Однако, удалив все следы присутствия злобных заговорщиков в этих осторожных иносказаниях о том, что можно было бы назвать патриархатом, идеологией или господством (не будь эта книга рассчитана на широкий американский рынок), после этого Вулф описывает, как «материализуется итоговая галлюцинация» (ВМ, 18). В тот самый момент, когда Вулф настаивает на материализации, реальные заговорщики уступают место метафорическим, поскольку текст оказывается перенасыщен олицетворениями. «Уже не просто идея, — продолжает Вулф, — она становится трехмерной, заключая в себе то, как женщины живут, и то, как они не живут». Вновь употребляются активные формы глагола, вызывающие в воображении фантом метазаговора, идеологии с призрачным человеческим лицом, ведь мы слышим, как «оно [возвращение красоты] стало еще сильнее, чтобы перехватить функцию социального насилия, которую уже не могут удержать мифы о материнстве, семейной жизни, целомудрии и покорности». [283] Тоном сенатора Маккарти, бившего тревогу по поводу своей версии коммунистической угрозы, проникающей в Америку, Вулф рассуждает о том, как «именно сейчас уничтожается психологически и тайно все то хорошее, что феминизм дал женщинам материально и открыто». Но как раз в конце предисловия это риторическое возвращение к непризнаваемому тропу олицетворения опрокидывается в результате акта, взывающего к тому, что можно называть лишь метаметазаговором.

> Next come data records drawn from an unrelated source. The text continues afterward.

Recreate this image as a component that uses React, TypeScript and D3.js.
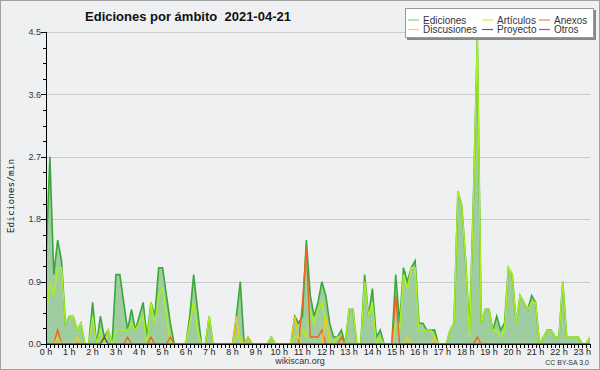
import React from 'react';
import * as d3 from 'd3';

// 10-minute steps, 0h00 .. 23h20
const hourLabels = ['0 h', '1 h', '2 h', '3 h', '4 h', '5 h', '6 h', '7 h', '8 h', '9 h', '10 h', '11 h',
    '12 h', '13 h', '14 h', '15 h', '16 h', '17 h', '18 h', '19 h', '20 h', '21 h', '22 h', '23 h'];

const yTicks = [0, 0.9, 1.8, 2.7, 3.6, 4.5];
const yLabels = ['0.0', '0.9', '1.8', '2.7', '3.6', '4.5'];

const ediciones = [
    1.2, 2.7, 1.0, 1.5, 1.2, 0.3, 0.4, 0.4, 0.2, 0.3,
    0, 0, 0.6, 0, 0.4, 0.1, 0.2, 0, 1.0, 1.0,
    0.6, 0.2, 0.5, 0.2, 0.4, 0.6, 0.1, 0.6, 0.4, 1.1,
    1.1, 0.7, 0.3, 0, 0, 0, 0, 0.4, 1.0, 0.5,
    0, 0, 0.4, 0, 0, 0, 0, 0, 0, 0.4,
    0.9, 0, 0.1, 0, 0, 0, 0, 0, 0.1, 0,
    0, 0, 0, 0, 0.4, 0.3, 0.4, 1.5, 0.7, 0.4,
    0.6, 0.9, 0.7, 0.3, 0.1, 0.1, 0.2, 0, 0.5, 0.5,
    0, 0, 1.0, 0.4, 0.8, 0.1, 0.2, 0, 0, 0,
    1.0, 0.3, 1.1, 0.9, 1.1, 1.2, 0.3, 0.3, 0.2, 0.2,
    0.2, 0, 0, 0, 0.2, 0.3, 2.2, 2.0, 1.2, 0.2,
    2.1, 4.4, 0.3, 0.5, 0.5, 0.2, 0.4, 0.2, 0.3, 1.1,
    1.0, 0.3, 0.7, 0.6, 0.5, 0.7, 0.6, 0, 0.1, 0.2,
    0.2, 0.1, 0.1, 0.9, 0.1, 0.1, 0.1, 0.1, 0, 0,
    0.1
];

const articulos = [
    0.4, 0.9, 0.7, 1.1, 1.1, 0.3, 0.4, 0.4, 0.2, 0.3,
    0, 0, 0.4, 0, 0.2, 0, 0.2, 0, 0.2, 0.2,
    0.2, 0.2, 0.3, 0.2, 0.3, 0.4, 0, 0.6, 0.3, 0.7,
    0.8, 0.4, 0, 0, 0, 0, 0, 0.3, 0.6, 0.2,
    0, 0, 0.4, 0, 0, 0, 0, 0, 0, 0.1,
    0.1, 0, 0, 0, 0, 0, 0, 0, 0.1, 0,
    0, 0, 0, 0, 0.1, 0.1, 0.2, 0.1, 0.5, 0.3,
    0.5, 0.6, 0.3, 0.1, 0, 0.1, 0.1, 0, 0.5, 0.5,
    0, 0, 0.9, 0.4, 0.6, 0, 0.1, 0, 0, 0,
    0.3, 0.2, 1.0, 0.8, 1.1, 1.1, 0.2, 0.2, 0.2, 0.2,
    0.1, 0, 0, 0, 0.2, 0.3, 2.2, 2.0, 1.2, 0.1,
    2.1, 4.4, 0.3, 0.5, 0.5, 0.2, 0.2, 0.1, 0.2, 1.1,
    1.0, 0.3, 0.7, 0.6, 0.5, 0.6, 0.6, 0, 0.1, 0.2,
    0.2, 0.1, 0.1, 0.9, 0.1, 0.1, 0.1, 0.1, 0, 0,
    0.1
];

const anexos = [
    0, 0, 0, 0.2, 0, 0, 0, 0, 0, 0,
    0, 0, 0, 0, 0, 0, 0, 0, 0, 0,
    0, 0.1, 0, 0, 0, 0, 0, 0.1, 0, 0,
    0, 0, 0.1, 0, 0, 0, 0, 0, 0, 0,
    0, 0, 0, 0, 0, 0, 0, 0, 0, 0,
    0, 0, 0, 0, 0, 0, 0, 0, 0, 0,
    0, 0, 0, 0, 0, 0, 0.6, 1.4, 0.1, 0.1,
    0.1, 0.2, 0, 0, 0, 0, 0.1, 0, 0, 0,
    0, 0, 0, 0, 0, 0, 0, 0, 0, 0,
    0.7, 0, 0, 0, 0, 0, 0, 0, 0, 0,
    0, 0, 0, 0, 0, 0, 0, 0, 0, 0,
    0, 0.1, 0, 0, 0, 0, 0, 0, 0, 0,
    0, 0, 0, 0, 0, 0, 0, 0, 0, 0,
    0, 0, 0, 0, 0, 0, 0, 0, 0, 0,
    0
];

const discusiones = [
    0, 0, 0, 0.1, 0, 0, 0, 0, 0.1, 0,
    0, 0, 0, 0, 0, 0, 0, 0, 0, 0,
    0, 0, 0, 0, 0, 0, 0, 0, 0, 0,
    0, 0, 0, 0, 0, 0, 0, 0, 0, 0,
    0, 0, 0, 0, 0, 0, 0, 0, 0, 0.4,
    0, 0, 0.1, 0, 0, 0, 0, 0, 0, 0,
    0, 0, 0, 0, 0.4, 0.1, 0, 0, 0, 0,
    0, 0, 0.4, 0, 0, 0, 0, 0, 0, 0,
    0, 0, 0, 0, 0, 0, 0, 0, 0, 0,
    0, 0, 0, 0.1, 0, 0, 0, 0, 0, 0,
    0.1, 0, 0, 0, 0, 0, 0, 0, 0, 0,
    0, 0, 0, 0, 0, 0, 0, 0, 0, 0,
    0, 0, 0, 0, 0, 0, 0, 0, 0, 0,
    0, 0, 0, 0, 0, 0, 0, 0, 0, 0,
    0
];

const proyecto = [
    0, 0, 0, 0, 0, 0, 0, 0, 0, 0,
    0, 0, 0, 0, 0, 0.1, 0, 0, 0, 0,
    0, 0, 0, 0, 0, 0, 0, 0, 0, 0,
    0, 0, 0, 0, 0, 0, 0, 0, 0, 0,
    0, 0, 0, 0, 0, 0, 0, 0, 0, 0,
    0, 0, 0, 0, 0, 0, 0, 0, 0, 0,
    0, 0, 0, 0, 0, 0, 0, 0, 0, 0,
    0, 0, 0, 0, 0, 0, 0, 0, 0, 0,
    0, 0, 0, 0, 0, 0, 0, 0, 0, 0,
    0, 0, 0, 0, 0, 0, 0, 0, 0, 0,
    0, 0, 0, 0, 0, 0, 0, 0, 0, 0,
    0, 0, 0, 0, 0, 0, 0, 0, 0, 0,
    0, 0, 0, 0, 0, 0, 0, 0, 0, 0,
    0, 0, 0, 0, 0, 0, 0, 0, 0, 0,
    0
];

const lineSeries = [
    { name: 'Artículos', values: articulos, color: '#adf01e' },
    { name: 'Anexos', values: anexos, color: '#f0641e' },
    { name: 'Discusiones', values: discusiones, color: '#f5c81e' },
    { name: 'Proyecto', values: proyecto, color: '#505050' },
];

const legendItems = [
    { name: 'Ediciones', color: '#80d080', col: 0, row: 0 },
    { name: 'Artículos', color: '#c8f03c', col: 1, row: 0 },
    { name: 'Anexos', color: '#f08050', col: 2, row: 0 },
    { name: 'Discusiones', color: '#f8d040', col: 0, row: 1 },
    { name: 'Proyecto', color: '#606060', col: 1, row: 1 },
    { name: 'Otros', color: '#a040f0', col: 2, row: 1 },
];
const legendCols = [408, 482, 539];

export default function App() {

    const W = 600, H = 370;
    const margin = { top: 32, right: 10, bottom: 26, left: 46 };
    const font = 'Liberation Sans, Arial, sans-serif';

    const x = d3.scaleLinear().domain([0, ediciones.length - 1]).range([margin.left, W - margin.right]);
    const y = d3.scaleLinear().domain([0, 4.5]).range([H - margin.bottom, margin.top]);

    const area = d3.area<number>().x((d, i) => x(i)).y0(y(0)).y1(d => y(d));
    const line = d3.line<number>().x((d, i) => x(i)).y(d => y(d));

    const xTicks = d3.range(0, ediciones.length);
    const yMinor = d3.range(0, 21).map(k => k * 0.225);
    const y0 = y(0);

    return <svg width={W} height={H} style={{ position: 'absolute', left: 0, top: 0, display: 'block' }}>
        <defs>
            <clipPath id="plot">
                <rect x={margin.left} y={0} width={W - margin.left - margin.right} height={y0} />
            </clipPath>
        </defs>
        <rect x={0.5} y={0.5} width={W - 1} height={H - 1} fill="#eff0f1" stroke="#a0a0a0" />

        <text x={188} y={21} textAnchor="middle" fontFamily={font} fontWeight="bold" fontSize={13} fill="#111"
            style={{ whiteSpace: 'pre' }}>
            {'Ediciones por ámbito  2021-04-21'}
        </text>

        {/* grid */}
        {yTicks.slice(1).map(t =>
            <line key={t} x1={margin.left} x2={W - margin.right} y1={Math.round(y(t)) + 0.5} y2={Math.round(y(t)) + 0.5}
                stroke="#cccccc" />
        )}

        <g clipPath="url(#plot)">
            <path d={area(ediciones) || ''} fill="#9fcd9f" />
            <path d={line(ediciones) || ''} fill="none" stroke="#38a838" strokeWidth={1.6} />
            {lineSeries.map(s =>
                <path key={s.name} d={line(s.values) || ''} fill="none" stroke={s.color} strokeWidth={1.4} />
            )}
        </g>

        {/* y axis */}
        <line x1={margin.left + 0.5} x2={margin.left + 0.5} y1={margin.top} y2={y0 + 1} stroke="#000" />
        {yMinor.map(t =>
            <line key={t} x1={margin.left - 3} x2={margin.left} y1={Math.round(y(t)) + 0.5} y2={Math.round(y(t)) + 0.5} stroke="#000" />
        )}
        {yTicks.map((t, i) =>
            <g key={t}>
                <line x1={margin.left - 5} x2={margin.left} y1={Math.round(y(t)) + 0.5} y2={Math.round(y(t)) + 0.5} stroke="#000" />
                <text x={margin.left - 5} y={y(t)} dy="0.35em" textAnchor="end" fontFamily={font} fontSize={9} fill="#333">
                    {yLabels[i]}
                </text>
            </g>
        )}
        <text transform={`translate(14,196) rotate(-90)`} textAnchor="middle" fontFamily="DejaVu Sans Mono, monospace"
            fontSize={9.5} fill="#222">Ediciones/min</text>

        {/* x axis */}
        <line x1={margin.left} x2={W - margin.right + 0.5} y1={y0 + 0.5} y2={y0 + 0.5} stroke="#000" />
        {xTicks.map(i =>
            <line key={i} x1={Math.round(x(i)) + 0.5} x2={Math.round(x(i)) + 0.5} y1={y0} y2={y0 + 4} stroke="#000" />
        )}
        {hourLabels.map((h, k) =>
            <text key={h} x={x(k * 6)} y={y0 + 11} textAnchor="middle" fontFamily={font} fontSize={9} fill="#222">{h}</text>
        )}

        <text x={300} y={364} textAnchor="middle" fontFamily={font} fontSize={9} fill="#333">wikiscan.org</text>
        <text x={589} y={365} textAnchor="end" fontFamily={font} fontSize={7} fill="#333">CC BY-SA 3.0</text>

        {/* legend */}
        <rect x={407} y={10} width={189} height={30} fill="#888" />
        <rect x={405.5} y={8.5} width={188} height={29} fill="#fff" stroke="#999" />
        {legendItems.map(it => {
            const lx = legendCols[it.col];
            const ly = it.row === 0 ? 20 : 29.5;
            return <g key={it.name}>
                <line x1={lx} x2={lx + 11} y1={ly} y2={ly} stroke={it.color} strokeWidth={1.2} />
                <text x={lx + 15} y={ly} dy="0.35em" fontFamily={font} fontSize={10} fill="#333">{it.name}</text>
            </g>
        })}
    </svg>
}
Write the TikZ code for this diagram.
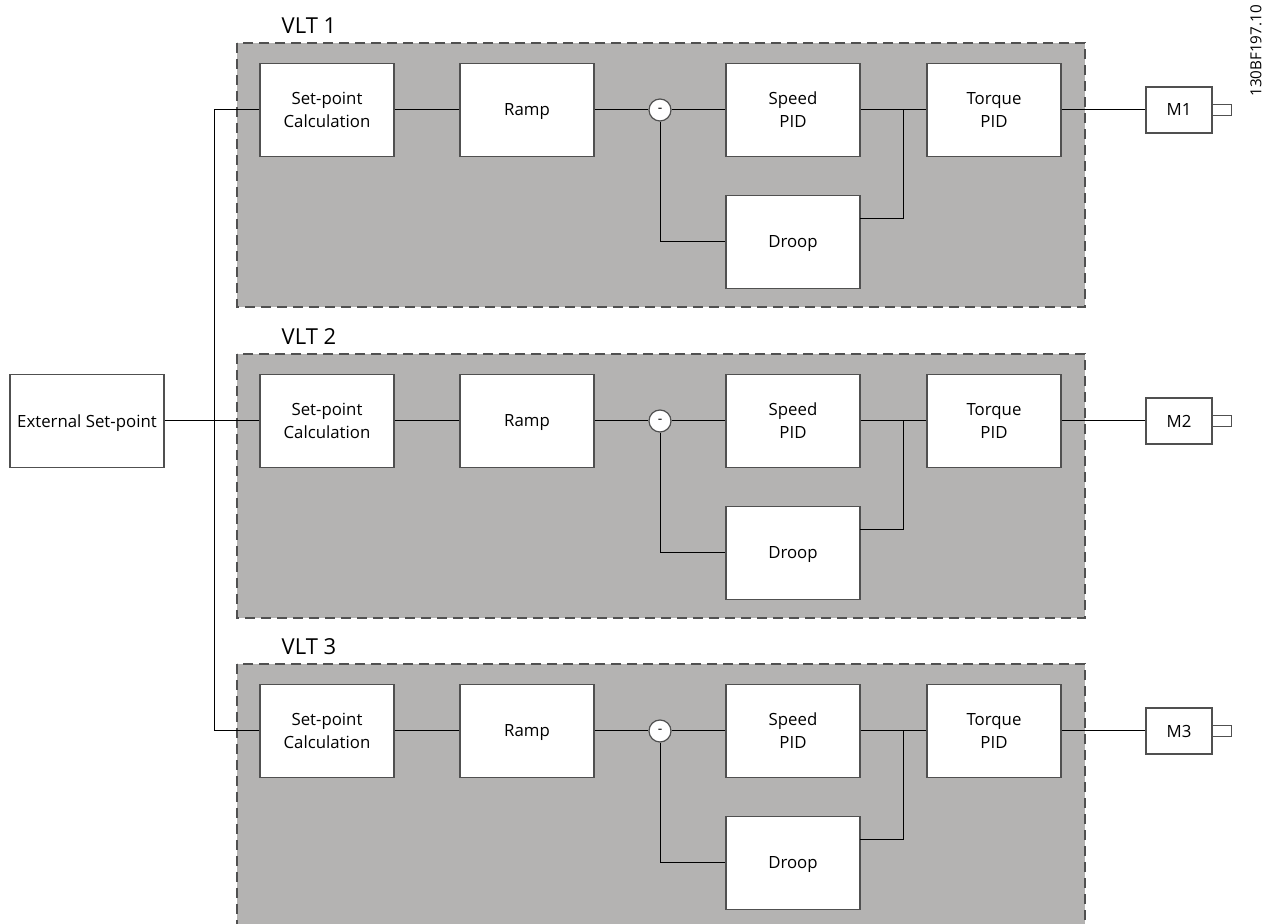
\documentclass[tikz,border=0pt]{standalone}
\usepackage{fontspec}
\setmainfont{Open Sans}
\usetikzlibrary{positioning}

\definecolor{panelgray}{RGB}{180,179,178}
\definecolor{edgegray}{RGB}{80,80,80}
\tikzset{
    blk/.style={draw=edgegray, fill=white, line width=0.7pt, minimum width=67pt, minimum height=46.5pt,
        align=center, inner sep=1pt, text depth=0pt, font=\fontsize{8.4}{11.5}\selectfont},
    mot/.style={blk, minimum width=33pt, minimum height=23pt},
    sumc/.style={circle, draw=edgegray, fill=white, line width=0.6pt, minimum size=11pt, inner sep=0pt,
        font=\fontsize{7}{8}\selectfont},
    panel/.style={draw=edgegray, fill=panelgray, line width=0.6pt, dash pattern=on 5pt off 3pt},
    wire/.style={line width=0.5pt},
    vlt/.style={font=\fontsize{11}{12}\selectfont, inner sep=0pt}
}

\begin{document}
\begin{tikzpicture}[x=0.5pt, y=-0.5pt]
\useasboundingbox (0,0) rectangle (1266,924);
\node[blk, minimum width=77pt] (ext) at (87,421) {External Set-point};
\coordinate (bus) at (214,421);
\foreach \i/\dy in {1/0,2/311,3/621} {
    \draw[panel] (237,43+\dy) rectangle (1085,307+\dy);
    \node[vlt] (lbl\i) at (309,26+\dy) {VLT \i};
    \node[blk] (sc\i) at (327,110+\dy) {Set-point\\Calculation};
    \node[blk] (rp\i) at (527,110+\dy) {Ramp};
    \node[sumc] (sum\i) at (660,110+\dy) {-};
    \node[blk] (sp\i) at (793,110+\dy) {Speed\\PID};
    \node[blk] (dr\i) at (793,242+\dy) {Droop};
    \node[blk] (tq\i) at (994,110+\dy) {Torque\\PID};
    \node[mot] (m\i) at (1179,110+\dy) {M\i};
    \draw[edgegray, line width=0.6pt] (m\i.east) ++(0,-5.5) rectangle ++(19,11);
    \coordinate (j\i) at (903,110+\dy);
    \coordinate (do\i) at (860,219+\dy);
    \draw[wire] (sc\i) -- (rp\i) -- (sum\i) -- (sp\i) -- (tq\i) -- (m\i);
    \draw[wire] (sum\i) |- (dr\i);
    \draw[wire] (j\i) |- (do\i);
    \draw[wire] (bus |- sc\i) -- (sc\i);
}
\draw[wire] (ext) -- (sc2);
\draw[wire] (bus |- sc1) -- (bus |- sc3);
\node[rotate=90, anchor=west, inner sep=0pt, font=\fontsize{7.6}{9}\selectfont] (code) at (1256,97) {130BF197.10};
\end{tikzpicture}
\end{document}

Возвращаясь к пассивной глагольной форме, которая сейчас кажется зловеще анонимной, Вулф объясняет, как «после успехов, достигнутых второй волной женского движения, миф о красоте усовершенствовали с тем, чтобы уничтожить власть на всех уровнях личной жизни женщин». Но кто это сделал? Стоило нам уяснить (чтобы воспользоваться этим так же, как Вулф воспользовалась выражением Фридан «тайна женственности»), что Миф о красоте — это какой-то монстр вроде Франкенштейна, придуманная мешанина культурных позиций и образов, гротескных и в то же время очаровательных, как сразу после этого мы должны выслеживать уже самого призрачного ученого, злобно продвигающего свои заговорщические планы, хитро манипулируя бедным немым чудовищем — Мифом о красоте. В этом смысле кажется, что каждый отказ от конспирологического подхода к анализу лишь порождает еще более параноидальную формулировку, поскольку каждое абстрактное представление о действии превращается в элемент хитроумного плана каких-то призрачных агентов.
283
Сравните, например, обратную реакцию в изображении Фалуди: «За последнее десятилетие обратная реакция прокатилась по тайным комнатам культуры, путешествуя по коридорам лести и страха. По пути она надевала маски… <…> Она манипулирует системой поощрений и наказаний… <…> Загнанная в угол, она отрицает свое существование, указывает обвиняющим пальцем на феминизм и еще глубже залезает в подполье… <…> Обратная реакция обвиняет феминистское движение» (Faludi. Backlash, xxii).